Sloan Kettering Researcher Kanematsu Sugiura
The chief laetrile scientist at Sloan Kettering was an eight-five-year-old Japanese researcher named Kanematsu Sugiura. Sugiura was with the Center for over sixty years. His twenty studies showed that laetrile slows tumor growth, reduces lung metastases and relieves pain with small cancerous tumors.
Neither Sugiura nor Moss ever claimed that laetrile is a “cure” for cancer. Like chemotherapy, it merely slows the progression of the disease. However, unlike chemotherapy, it doesn’t cost tens of thousands of dollars. Nor does it cause hair loss, extreme nausea and lethargy or immune shutdown.
Americans Defy FDA Ban on Laetrile
Although laetrile is far safer than the poisons used in chemotherapy, the FDA banned in in 1962. In the late seventies when Sugiura was doing his research, more than 70,000 Americans (one-tenth of all cancer patients) were illegally smuggling laetrile into the US from Mexico. There was also an extremely strong grassroots pro-laetrile group affiliated with the John Birch Society. They successfully lobbied 19 states to pass legislation authorizing laetrile use. They also persuaded Ted Kennedy to hold congressional hearing on laetrile. According to Moss, it was the pressure of these hearings that led Sloan Kettering to do additional (deeply flawed) studies which they claimed contradicted Sugiura’s findings.
Moss Starts Underground Newsletter
Since mainstream media refused to interview Sugiura or publish his findings, Moss decided to bring them to public view by starting an underground newsletter for Sloan Kettering employees called Second Opinion. In addition to exposing the Sloan Kettering campaign to discredit Sugiura, it also published articles about labor disputes, nursing and patient complaints and a clearly racially based dismissal.
Owing to its immense popularity, Second Opinion attracted mainstream media attention. In 1977, this culminated in a press conference in which Moss was forced to go public. Predictably he was fired and blackballed from the industry.

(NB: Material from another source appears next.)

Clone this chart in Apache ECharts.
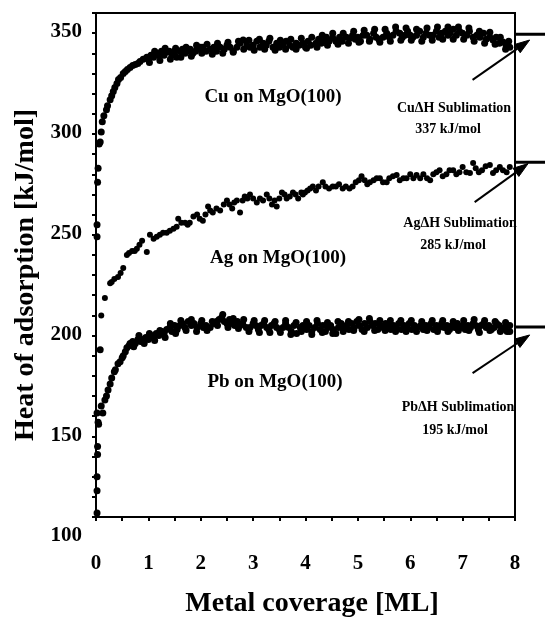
<!DOCTYPE html>
<html>
<head>
<meta charset="utf-8">
<script src="https://cdn.jsdelivr.net/npm/echarts@6/dist/echarts.min.js"></script>
<style>html,body{margin:0;padding:0;background:#fff;}#c{width:545px;height:620px;}</style>
</head>
<body>
<div id="c"></div>
<script>
// ---- data ----
var xTickLabels = ['0','1','2','3','4','5','6','7','8'];
var yTickLabels = ['100','150','200','250','300','350'];

var cuData = [[0.02,239],[0.02,245],[0.03,266],[0.04,273],[0.06,285],[0.08,286],[0.1,291],[0.12,296],[0.15,299],[0.2,302],[0.22,304],[0.27,307],[0.3,309],[0.33,311],[0.36,313],[0.4,315],[0.43,317],[0.47,318],[0.52,320],[0.56,321],[0.6,322],[0.65,323],[0.7,324],[0.75,324.5],[0.8,325],[0.84,326],[0.9,327],[0.97,328],[1.0,327],[1.05,329],[1.1,328],[1.16,330],[1.2,329],[1.25,331],[1.3,329],[1.35,330.6],[1.4,331],[1.45,329],[1.5,331],[1.54,328],[1.6,331],[1.65,332],[1.7,330],[1.74,331],[1.8,332],[1.85,330],[1.9,331],[1.93,332],[2.0,333],[2.04,333],[2.1,331],[2.18,332],[2.25,333],[2.3,331],[2.37,333],[2.45,332],[2.5,334],[2.56,333],[2.62,331],[2.69,333],[2.75,335],[2.81,336.6],[2.88,334],[2.94,333],[3.0,334],[3.07,336],[3.13,333],[3.19,335],[3.25,334],[3.3,336],[3.38,333],[3.45,335],[3.5,333],[3.57,334],[3.63,336],[3.7,334],[3.76,333],[3.82,335],[3.88,334],[3.95,335],[4.0,333],[4.05,336],[4.1,334],[4.2,335],[4.25,337],[4.3,335],[4.35,336],[4.4,338],[4.45,336],[4.52,337.6],[4.58,336],[4.65,338],[4.7,336],[4.78,338],[4.85,337.6],[4.9,339],[4.95,337],[5.0,338],[5.05,336],[5.1,339],[5.17,339],[5.23,337],[5.3,340],[5.35,338],[5.4,337],[5.48,338],[5.55,340],[5.6,338],[5.67,339],[5.73,341],[5.8,340],[5.85,338],[5.9,339],[5.95,341],[6.0,339],[6.05,338],[6.12,339],[6.18,341],[6.25,338],[6.3,340],[6.37,339],[6.43,339],[6.5,341],[6.55,338],[6.6,340],[6.67,341],[6.72,339],[6.76,340],[6.82,342],[6.88,339],[6.94,341],[7.0,340],[7.08,339],[7.13,341],[7.2,338],[7.27,339],[7.33,338],[7.4,340],[7.45,337],[7.52,338],[7.58,336.6],[7.64,338],[7.7,335],[7.77,335.6],[7.83,334],[7.9,333],
[1.02,325.5],[1.12,331],[1.22,326.5],[1.32,332.5],[1.42,327],[1.52,332.5],[1.62,328],[1.72,333],[1.82,328.5],[1.92,334],[2.02,330],[2.12,334.5],[2.22,329.5],[2.32,335],[2.42,330],[2.52,335.5],[2.62,330.5],[2.72,336],[2.82,332],[2.92,336.5],[3.02,331.5],[3.12,337],[3.22,332],[3.32,337.5],[3.42,331.5],[3.52,336.5],[3.62,332],[3.72,337],[3.82,332],[3.92,337.5],[4.02,332.5],[4.12,338],[4.22,333],[4.32,339],[4.42,334],[4.52,340],[4.62,334.5],[4.72,340],[4.82,335],[4.92,341],[5.02,335.5],[5.12,341.5],[5.22,336],[5.32,342],[5.42,335.5],[5.52,342],[5.62,336],[5.72,343],[5.82,336.5],[5.92,342.5],[6.02,336.5],[6.12,342],[6.22,336],[6.32,342.5],[6.42,336.5],[6.52,343],[6.62,337],[6.72,343],[6.82,337],[6.92,343],[7.02,337],[7.12,342.5],[7.22,336],[7.32,341],[7.42,335],[7.52,340.5],[7.62,334.5],[7.72,338],[7.82,332],[7.88,336]];

var agData = [[0.1,200],[0.17,208.6],[0.27,216],[0.3,216.6],[0.35,218],[0.42,219],[0.47,221],[0.52,223.5],[0.59,230],[0.63,231],[0.69,232],[0.74,232],[0.78,233],[0.83,235],[0.88,237],[0.97,231.5],[1.03,240],[1.1,238],[1.16,239],[1.22,240],[1.28,241],[1.35,241],[1.41,242],[1.48,243],[1.54,244],[1.57,248],[1.63,246],[1.7,246],[1.75,245],[1.79,246],[1.86,249],[1.93,250],[1.98,248],[2.04,247],[2.09,250],[2.14,254],[2.18,252],[2.23,251],[2.3,253],[2.37,252],[2.44,255],[2.5,257],[2.55,255],[2.6,253],[2.64,256],[2.69,257],[2.75,251],[2.8,257],[2.84,259],[2.89,258],[2.94,260],[3.0,258],[3.07,256],[3.13,258],[3.19,257],[3.26,260],[3.31,258],[3.36,255],[3.41,257],[3.45,254],[3.5,258],[3.55,261],[3.6,260],[3.64,258],[3.7,259],[3.76,261],[3.81,260],[3.86,258],[3.92,261],[3.95,260],[3.99,261],[4.04,262],[4.09,263],[4.14,264],[4.2,262],[4.25,264],[4.33,266],[4.38,264],[4.45,263],[4.52,264],[4.58,264],[4.64,265],[4.71,263],[4.77,264],[4.84,263],[4.9,264],[4.96,266],[5.02,267],[5.07,269],[5.13,267],[5.18,265],[5.23,266],[5.3,267],[5.36,268],[5.42,268],[5.48,266],[5.55,266],[5.6,268],[5.67,269],[5.74,269.6],[5.8,267],[5.87,268],[5.93,268],[6.0,270],[6.06,268],[6.12,269.6],[6.19,268],[6.25,270],[6.32,268],[6.38,267],[6.44,270],[6.5,271],[6.56,272],[6.62,269],[6.69,270],[6.75,272],[6.82,272],[6.88,270],[6.94,271],[7.0,273.6],[7.07,271],[7.14,270.6],[7.2,275.6],[7.25,273],[7.31,271],[7.37,272],[7.44,274],[7.52,274.6],[7.58,270.6],[7.64,272],[7.71,273.6],[7.77,272],[7.84,271],[7.9,273.6]];

var pbData = [[0.02,102],[0.02,113],[0.02,120],[0.03,131],[0.03,135],[0.05,146],[0.04,147],[0.02,151.6],[0.08,183],[0.1,155],[0.13,151.6],[0.17,158],[0.2,160],[0.23,163],[0.27,166],[0.3,169],[0.35,172],[0.37,173],[0.42,176],[0.46,177],[0.5,179],[0.52,180],[0.56,182],[0.59,184],[0.63,185],[0.65,186],[0.7,187],[0.75,186],[0.8,188],[0.85,187],[0.9,188],[0.95,189],[1.0,188],[1.05,190],[1.09,189],[1.15,191],[1.2,190],[1.26,192],[1.3,191],[1.35,193],[1.41,194],[1.45,192],[1.5,195],[1.55,193],[1.6,195],[1.65,196],[1.7,194],[1.76,197],[1.82,195],[1.87,196],[1.93,194],[2.0,196],[2.05,194],[2.1,195],[2.18,194],[2.25,196],[2.3,197],[2.35,198],[2.4,199],[2.45,197],[2.5,196],[2.55,198],[2.6,196],[2.65,195],[2.7,197],[2.75,195],[2.8,196],[2.87,194],[2.94,194],[3.0,196],[3.05,195],[3.1,193],[3.15,195],[3.2,196],[3.26,194],[3.3,193],[3.35,195],[3.4,196],[3.45,194],[3.5,193],[3.57,194],[3.62,196],[3.68,194],[3.73,192],[3.78,195],[3.83,191],[3.9,194],[3.95,195],[4.02,193],[4.07,195],[4.12,192],[4.18,194],[4.23,196],[4.28,193],[4.33,195],[4.38,192],[4.43,194],[4.48,195],[4.53,193],[4.58,191],[4.63,194],[4.68,196],[4.73,194],[4.78,195],[4.83,193],[4.88,196],[4.93,194],[4.98,197],[5.03,195],[5.08,193],[5.13,196],[5.18,194],[5.23,197],[5.28,195],[5.33,196],[5.38,193],[5.43,195],[5.48,194],[5.53,196],[5.58,195],[5.63,193],[5.68,195],[5.73,194],[5.78,196],[5.83,193],[5.88,195],[5.93,194],[5.98,196],[6.03,193],[6.08,195],[6.13,194],[6.2,195],[6.25,193],[6.3,195],[6.35,194],[6.4,196],[6.45,193],[6.5,195],[6.55,194],[6.6,196],[6.65,194],[6.7,195],[6.75,193],[6.8,195],[6.85,194],[6.9,196],[6.95,194],[7.0,195],[7.05,193],[7.1,195],[7.15,194],[7.2,196],[7.25,195],[7.3,193],[7.35,195],[7.4,196],[7.45,194],[7.5,195],[7.55,193],[7.6,194],[7.65,196],[7.7,195],[7.75,193],[7.8,194],[7.85,192],[7.9,195],
[0.72,184.5],[0.82,190],[0.92,186],[1.02,191],[1.12,187.5],[1.22,192.5],[1.32,189],[1.42,196],[1.52,191],[1.62,197.5],[1.72,192.5],[1.82,198],[1.92,192],[2.02,197.5],[2.12,192.5],[2.22,197],[2.32,195],[2.42,200.5],[2.52,194],[2.62,198.5],[2.72,193.5],[2.82,198],[2.92,192],[3.02,197.5],[3.12,191.5],[3.22,197.5],[3.32,191.5],[3.42,197],[3.52,191.5],[3.62,197.5],[3.72,190.5],[3.82,196.5],[3.92,192],[4.02,197],[4.12,190.5],[4.22,197.5],[4.32,191.5],[4.42,196.5],[4.52,191],[4.62,197],[4.72,192],[4.82,197],[4.92,192.5],[5.02,198],[5.12,192],[5.22,198.5],[5.32,192.5],[5.42,197.5],[5.52,192.5],[5.62,197.5],[5.72,192],[5.82,197.5],[5.92,192],[6.02,197.5],[6.12,192],[6.22,197],[6.32,192.5],[6.42,197.5],[6.52,192],[6.62,197.5],[6.72,192],[6.82,197],[6.92,192.5],[7.02,197.5],[7.12,192.5],[7.22,198],[7.32,191.5],[7.42,197.5],[7.52,192.5],[7.62,197],[7.72,192],[7.82,196.5],[7.9,192]];

var seriesNames = ['Cu on MgO(100)', 'Ag on MgO(100)', 'Pb on MgO(100)'];
var sublimationTitles = ['Cu\u0394H Sublimation', 'Ag\u0394H Sublimation', 'Pb\u0394H Sublimation'];
var sublimationValues = ['337 kJ/mol', '285 kJ/mol', '195 kJ/mol'];
// level of the sublimation marker bars as drawn on the right edge
var sublimationBarLevels = [339.5, 276, 194.2];
// arrows in data units [x0, y0, x1, y1]
var arrows = [[7.19, 316.8, 8.28, 336.6], [7.23, 256.2, 8.25, 275.3], [7.19, 171.4, 8.28, 190.3]];

var FONT = 'Liberation Serif';
var chart = echarts.init(document.getElementById('c'), null, {renderer: 'canvas'});

function scatter(name, data, size) {
  return {name: name, type: 'scatter', data: data, symbolSize: size, itemStyle: {color: '#000', opacity: 1}, silent: true};
}
function txt(t, x, y, size) {
  return {type: 'text', x: x, y: y, silent: true,
    style: {text: t, font: 'bold ' + size + 'px ' + FONT, fill: '#000', textAlign: 'center', textVerticalAlign: 'middle'}};
}

chart.setOption({
  animation: false,
  backgroundColor: '#fff',
  grid: {left: 96, top: 13, right: 30, bottom: 103, show: true, borderColor: '#000', borderWidth: 2,
    backgroundColor: 'transparent', containLabel: false, outerBoundsMode: 'none'},
  xAxis: {
    type: 'value', min: 0, max: 8, interval: 0.5,
    name: 'Metal coverage [ML]', nameLocation: 'middle', nameGap: 73,
    nameTextStyle: {fontFamily: FONT, fontWeight: 'bold', fontSize: 28, color: '#000', padding: [0, 0, 0, 13]},
    axisLine: {show: true, lineStyle: {color: '#000', width: 2}},
    axisTick: {show: true, inside: false, length: 4, lineStyle: {color: '#000', width: 2}},
    axisLabel: {
      fontFamily: FONT, fontWeight: 'bold', fontSize: 21, color: '#000', margin: 36,
      formatter: function (v) { return (Math.abs(v - Math.round(v)) < 1e-6) ? xTickLabels[Math.round(v)] : ''; }
    },
    splitLine: {show: false}
  },
  yAxis: {
    type: 'value', min: 100, max: 350, interval: 10,
    name: 'Heat of adsorption [kJ/mol]', nameLocation: 'middle', nameGap: 56,
    nameTextStyle: {fontFamily: FONT, fontWeight: 'bold', fontSize: 28, color: '#000', padding: [0, 0, 0, -20]},
    axisLine: {show: true, lineStyle: {color: '#000', width: 2}},
    axisTick: {show: true, inside: false, length: 4, lineStyle: {color: '#000', width: 2}},
    axisLabel: {
      fontFamily: FONT, fontWeight: 'bold', fontSize: 21, color: '#000', margin: 14,
      verticalAlign: 'middle', lineHeight: 38,
      formatter: function (v) { return (v % 50 === 0) ? '\n' + yTickLabels[(v - 100) / 50] : ''; }
    },
    splitLine: {show: false}
  },
  series: [
    scatter(seriesNames[0], cuData, 7),
    scatter(seriesNames[1], agData, 6),
    scatter(seriesNames[2], pbData, 7)
  ]
});

// annotations placed through the chart's own scales
var g = [
  txt(seriesNames[0], 273, 97, 19),
  txt(seriesNames[1], 278, 258, 19),
  txt(seriesNames[2], 275, 382, 19),
  txt(sublimationTitles[0], 454, 108, 14),
  txt(sublimationValues[0], 448, 129, 14),
  txt(sublimationTitles[1], 460, 223, 14),
  txt(sublimationValues[1], 453, 245, 14),
  txt(sublimationTitles[2], 458, 407, 14),
  txt(sublimationValues[2], 455, 430, 14)
];
sublimationBarLevels.forEach(function (lv) {
  var p0 = chart.convertToPixel({gridIndex: 0}, [8, lv]);
  var p1 = chart.convertToPixel({gridIndex: 0}, [8.62, lv]);
  g.push({type: 'line', silent: true, shape: {x1: p0[0], y1: p0[1], x2: p1[0], y2: p1[1]}, style: {stroke: '#000', lineWidth: 3}});
});
arrows.forEach(function (a) {
  var p0 = chart.convertToPixel({gridIndex: 0}, [a[0], a[1]]);
  var p1 = chart.convertToPixel({gridIndex: 0}, [a[2], a[3]]);
  var dx = p1[0] - p0[0], dy = p1[1] - p0[1], L = Math.sqrt(dx * dx + dy * dy);
  var ux = dx / L, uy = dy / L, nx = -uy, ny = ux;
  var hl = 15, hw = 5;
  var bx = p1[0] - ux * hl, by = p1[1] - uy * hl;
  g.push({type: 'line', silent: true, shape: {x1: p0[0], y1: p0[1], x2: bx, y2: by}, style: {stroke: '#000', lineWidth: 2}});
  g.push({type: 'polygon', silent: true, shape: {points: [[p1[0], p1[1]], [bx + nx * hw, by + ny * hw], [bx - nx * hw, by - ny * hw]]},
    style: {fill: '#000', stroke: '#000', lineWidth: 1}});
});
chart.setOption({graphic: g});
</script>
</body>
</html>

His wife helped out by getting a job, and Moss became a free lance writer, publishing The Cancer Industry in 1980. He has published a total of fifteen books about the capture of cancer treatment by the profit interests of powerful pharmaceutical companies. In 1991 he became an (unpaid) adviser to the National Institutes of Health on alternative and complementary cancer treatments.
In 2014, two German researchers finally (after forty years) replicated Sugiura’s findings. They have plans to launch human studies.
Unfortunately, since I first watched this documentary, the producers have made it pay per view. People can either pay $4.99 or wait till one of the Torent sites makes a free download available.